Last month, it was announced that the Philadelphia experimental group Palm had signed to Saddle Creek Records and that a new album, titled Nicks and Grazes, was on the way. Nicks and Grazes marks Palm’s first new studio album since 2018’s Rock Island and is due for release in October. Our first preview for the new album came in the form of ‘Feathers’, the elegantly industrial lead single. Now, we are delighted to draw your attention to ‘Parable Lickers’.

The characteristically experimental Palm sound is brought forth using an offbeat rhythm. They layer in an intriguing mixture of tropical sounds, courtesy of steel drums. Meanwhile, Eve Alpert and Kasra Kurt’s dreamy interweaving vocals transport the mind to some trippy Caribbean island. Certainly a track for you if you like to be tested by your music.

ALASKALASKA – ‘TV Dinners’

ALASKALASKA, comprised of Lucinda Duarte-Holman and Fraser Rieley, have shared a new single, ‘TV Dinners’, following up from ‘Growing Pains (Unni’s Song)’ and ‘Still Life’, in anticipation of their second full-length studio album Still Life. The track is a stream-of-consciousness poetic exploration of being able to enjoy the solitude of lockdown whilst airing the simultaneous guilt that arises from feeling like you are wasting away sitting in front of the television.
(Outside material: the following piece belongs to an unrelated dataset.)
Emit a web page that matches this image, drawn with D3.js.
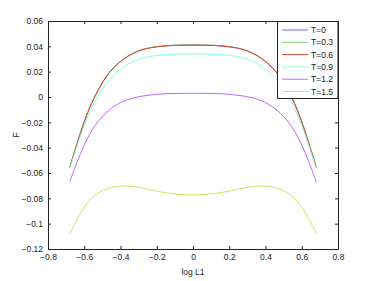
<!DOCTYPE html>
<html>
<head>
<meta charset="utf-8">
<script src="https://cdn.jsdelivr.net/npm/d3@7"></script>
<style>
  body { margin: 0; background: #fff; }
  text { font-family: "Liberation Sans", Arial, sans-serif; }
</style>
</head>
<body>
<script>
// data
var logL1 = [-0.68, -0.64, -0.60, -0.56, -0.52, -0.48, -0.44, -0.40, -0.36, -0.32, -0.28, -0.24,
             -0.20, -0.16, -0.12, -0.08, -0.04, 0, 0.04, 0.08, 0.12, 0.16, 0.20, 0.24,
             0.28, 0.32, 0.36, 0.40, 0.44, 0.48, 0.52, 0.56, 0.60, 0.64, 0.68];

var fT0 = [-0.0555, -0.0370, -0.0195, -0.0050, 0.0062, 0.0158, 0.0228, 0.0280, 0.0322, 0.0352, 0.0374, 0.0388,
           0.0397, 0.0403, 0.0407, 0.0409, 0.0410, 0.0410, 0.0410, 0.0409, 0.0407, 0.0403, 0.0397, 0.0388,
           0.0374, 0.0352, 0.0322, 0.0280, 0.0228, 0.0158, 0.0062, -0.0050, -0.0195, -0.0370, -0.0555];
var fT03 = [-0.0553, -0.0368, -0.0193, -0.0049, 0.0063, 0.0159, 0.0229, 0.0281, 0.0323, 0.0353, 0.0375, 0.0389,
            0.0398, 0.0404, 0.0408, 0.0410, 0.0411, 0.0411, 0.0411, 0.0410, 0.0408, 0.0404, 0.0398, 0.0389,
            0.0375, 0.0353, 0.0323, 0.0281, 0.0229, 0.0159, 0.0063, -0.0049, -0.0193, -0.0368, -0.0553];
var fT06 = [-0.0555, -0.0371, -0.0196, -0.0051, 0.0061, 0.0157, 0.0227, 0.0279, 0.0321, 0.0351, 0.0373, 0.0387,
            0.0396, 0.0402, 0.0406, 0.0408, 0.0409, 0.0409, 0.0409, 0.0408, 0.0406, 0.0402, 0.0396, 0.0387,
            0.0373, 0.0351, 0.0321, 0.0279, 0.0227, 0.0157, 0.0061, -0.0051, -0.0196, -0.0371, -0.0555];
var fT09 = [-0.0565, -0.0390, -0.0225, -0.0090, 0.0017, 0.0105, 0.0170, 0.0220, 0.0258, 0.0286, 0.0306, 0.0320,
            0.0328, 0.0334, 0.0337, 0.0339, 0.0340, 0.0340, 0.0340, 0.0339, 0.0337, 0.0334, 0.0328, 0.0320,
            0.0306, 0.0286, 0.0258, 0.0220, 0.0170, 0.0105, 0.0017, -0.0090, -0.0225, -0.0390, -0.0565];
var fT12 = [-0.0670, -0.0515, -0.0380, -0.0268, -0.0188, -0.0125, -0.0078, -0.0045, -0.0020, -0.0004, 0.0007, 0.0015,
            0.0021, 0.0025, 0.0027, 0.0028, 0.0029, 0.0029, 0.0029, 0.0028, 0.0027, 0.0025, 0.0021, 0.0015,
            0.0007, -0.0004, -0.0020, -0.0045, -0.0078, -0.0125, -0.0188, -0.0268, -0.0380, -0.0515, -0.0670];
var fT15 = [-0.1080, -0.0965, -0.0870, -0.0800, -0.0755, -0.0727, -0.0711, -0.0704, -0.0703, -0.0709, -0.0719, -0.0731,
            -0.0743, -0.0753, -0.0762, -0.0768, -0.0772, -0.0773, -0.0772, -0.0768, -0.0762, -0.0753, -0.0743, -0.0731,
            -0.0719, -0.0709, -0.0703, -0.0704, -0.0711, -0.0727, -0.0755, -0.0800, -0.0870, -0.0965, -0.1080];

var seriesNames = ["T=0", "T=0.3", "T=0.6", "T=0.9", "T=1.2", "T=1.5"];
var seriesValues = [fT0, fT03, fT06, fT09, fT12, fT15];
var seriesColors = ["#6a6aff", "#7fd36f", "#e0453a", "#8affd6", "#b46aff", "#d4e05e"];

var xTicks = [-0.8, -0.6, -0.4, -0.2, 0, 0.2, 0.4, 0.6, 0.8];
var yTicks = [0.06, 0.04, 0.02, 0, -0.02, -0.04, -0.06, -0.08, -0.1, -0.12];

var margin = {top: 21, right: 36, bottom: 32, left: 48},
    width = 374 - margin.left - margin.right,
    height = 281 - margin.top - margin.bottom;

var svg = d3.select("body").append("svg")
    .attr("width", 374)
    .attr("height", 281);

svg.append("rect").attr("width", 374).attr("height", 281).attr("fill", "#fff");

var g = svg.append("g")
    .attr("transform", "translate(" + margin.left + "," + margin.top + ")");

var x = d3.scaleLinear().domain([-0.8, 0.8]).range([0, width]);
var y = d3.scaleLinear().domain([-0.12, 0.06]).range([height, 0]);

function fmt(v) {
  var s = d3.format("")(+v.toFixed(2));
  return s.replace("-", "\u2212");
}

// axes with inward ticks on all four sides
var xAxis = d3.axisBottom(x).tickValues(xTicks).tickSizeInner(-3).tickSizeOuter(0).tickPadding(5).tickFormat(fmt);
var yAxis = d3.axisLeft(y).tickValues(yTicks).tickSizeInner(-3).tickSizeOuter(0).tickPadding(5).tickFormat(fmt);
var xTop = d3.axisTop(x).tickValues(xTicks).tickSizeInner(-3).tickSizeOuter(0).tickFormat("");
var yRight = d3.axisRight(y).tickValues(yTicks).tickSizeInner(-3).tickSizeOuter(0).tickFormat("");

// curves
var line = d3.line()
    .x(function(d) { return x(d[0]); })
    .y(function(d) { return y(d[1]); })
    .curve(d3.curveCatmullRom);

seriesValues.forEach(function(vals, i) {
  g.append("path")
    .datum(logL1.map(function(v, j) { return [v, vals[j]]; }))
    .attr("fill", "none")
    .attr("stroke", seriesColors[i])
    .attr("stroke-width", 1)
    .attr("d", line);
});

[["translate(0," + height + ")", xAxis], ["translate(0,0)", yAxis],
 ["translate(0,0)", xTop], ["translate(" + width + ",0)", yRight]].forEach(function(a) {
  var ax = g.append("g").attr("transform", a[0]).call(a[1]);
  ax.select(".domain").attr("stroke", "#222");
  ax.selectAll(".tick line").attr("stroke", "#222");
  ax.selectAll("text").attr("fill", "#222").style("font-size", "8.5px");
});

// axis labels
g.append("text")
    .attr("x", width / 2)
    .attr("y", height + 26)
    .attr("text-anchor", "middle")
    .style("font-size", "8.5px")
    .attr("fill", "#222")
    .text("log L1");

g.append("text")
    .attr("transform", "translate(" + (-29) + "," + (height / 2) + ") rotate(-90)")
    .attr("text-anchor", "middle")
    .style("font-size", "8.5px")
    .attr("fill", "#222")
    .text("F");

// legend
var legW = 61, legH = 77;
var leg = g.append("g").attr("transform", "translate(" + (width - legW) + ",0)");
leg.append("rect")
    .attr("x", 0.5).attr("y", 0.5)
    .attr("width", legW - 0.5).attr("height", legH)
    .attr("fill", "#fff")
    .attr("stroke", "#222");

seriesNames.forEach(function(name, i) {
  var yy = 9 + i * 12.3;
  leg.append("line")
    .attr("x1", 5).attr("x2", 31)
    .attr("y1", yy).attr("y2", yy)
    .attr("stroke", seriesColors[i])
    .attr("stroke-width", 1);
  leg.append("text")
    .attr("x", 34).attr("y", yy + 3)
    .style("font-size", "8.5px")
    .attr("fill", "#222")
    .text(name);
});
</script>
</body>
</html>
‘TV Dinners’ opens with a graceful nod to the starting tunes of the Windows operating systems of yore before a simple processed beat comes in, accompanied by a descending piano chord progression. The song manages to create a state of disarray and anxiety that comes as the product of being locked inside with not much to do apart from staring at the screen and thinking of days of freedom

Whitney – ‘County Lines’

Chicago indie rockers Whitney have a hell of a lot of material ready to go for their next LP, Spark. Even though the album has just twelve songs, we’ve already heard more than a full third of the upcoming release since the band released five songs so far. Not that I’m complaining: the more, the merrier from a band as awesomely catchy as Whitney.

Kicking off with a vocal/piano duet that lifts into another light-as-air ballad, ‘County Lines’ has synthesisers bleeps masquerading as string lines that hang around the edges of the composition while the band once again dives straight into heartbreak. Some jazzy trumpet gives the song’s bridge a woozy counterpoint, and by the time all the elements combine in the song’s final stretch, ‘County Lines’ lands with the kind of impact that eludes ‘Memory’.

Stella Donnelly – ‘Flood’

Australian indie queen Stella Donnelly has returned with her long-awaited second album, Flood. A marvellous record that sees her take a more cerebral artistic angle than her debut, she gets incisive across its nearly 40-minute run time, with flecks of her Australian contemporaries Courtney Barnett and Julia Jacklin wedged in alongside the more emotive flecks of Blur, Badly Drawn Boy and Stereolab, with the increased use of more varied instrumentation augmenting Donnelly’s talent to the next level, a more mature one that investigates the idiosyncracies of relationships with verve.

This writer means it when they say it, in terms of vocal style and observant lyrics, Donnelly is the Australian and much better version of Sleeper frontwoman Louise Wener, with her sincerity touching. There’s comedy and honesty here, and Donnelly is fast becoming a personal favourite.